I'll be at the alt.net conference in October

I’m not doing much coding at the moment, and none of it in .NET, but that’s not stopping me going to the alt.net conference in Austin, TX, for the first weekend in October.

What is alt.net? It’s tricky to say. Fellow XTC-NYC’er Dave Laribee coined the term in April and talking to him at d.b.a. last week I’m not sure whether he thinks it’s much to do with .NET development at all, it’s more about a group of people approaching software development with a common context (that’s the .NET part) trying to move their craft forward. Whether that progress is using .NET, Ruby, Java or a million monkeys with abacusses (abaci?) isn’t really important.

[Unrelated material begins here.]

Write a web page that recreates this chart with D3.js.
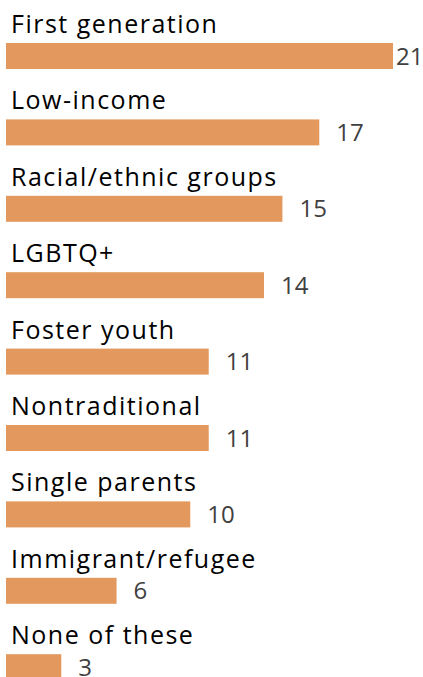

As such, I’m looking forward to the conference. Apart from anything else it will be a good chance to visit the People’s Republic and find me some good bbq’ed ribs.

Now about that iPhone price reduction

Let me get this straight from the get-go : I’m not expecting or desiring sympathy.

For those that haven’t yet heard, the iPhone got a $200 price reduction today. That means my iPhone I bought a week after it came out a smidgen under 2 months ago cost 50% more than if I’d bought it today. I admit it, I’ve been had by the mighty Steve.

Yes, I know this is what can happen when you’re an early adopter, and I don’t think there’s anything legally or morally wrong with what’s happened. Frankly, if I’m willing to shell out 600 greenbacks for a little gadget when there’s people in the world starving I don’t have a moral leg to stand on anyway. And besides, I’ve been ‘lucky’ – I’ve bought 5 or so pieces of Apple hardware now and this is the only one [1] where I’ve been caught by unfortunate-timing-of-apple-purchase-osis.

What is the point is that a friend of mine, who isn’t an apple fan-boy, and isn’t (that much of) a geek, and frankly has better things to do than watch every apple-event live blog like I do, and who bought their iPhone 3 weeks ago, just got quite royally rumbled. Will they, or a few hundred thousand other people here or there be a little bit sceptical when it comes to next buying new Apple hardware?

So a marketing blunder on Apple’s part? I think so, but they just made nearly $200 million bucks out of it, so quite a lucrative one.

[1] Oh, apart from when the gigabit-ethernet Apple Extreme came out a month after I got my 100Mb version, but that’s a minor quibble. My 2G iPod, G4 Mac Mini and 24″ iMac all had very healthy ‘still in the apple store at the same price’ shelf lives.

Update

OK, looks like Apple think this was a blunder too. At least they have the balls to acknowledge and do something about it.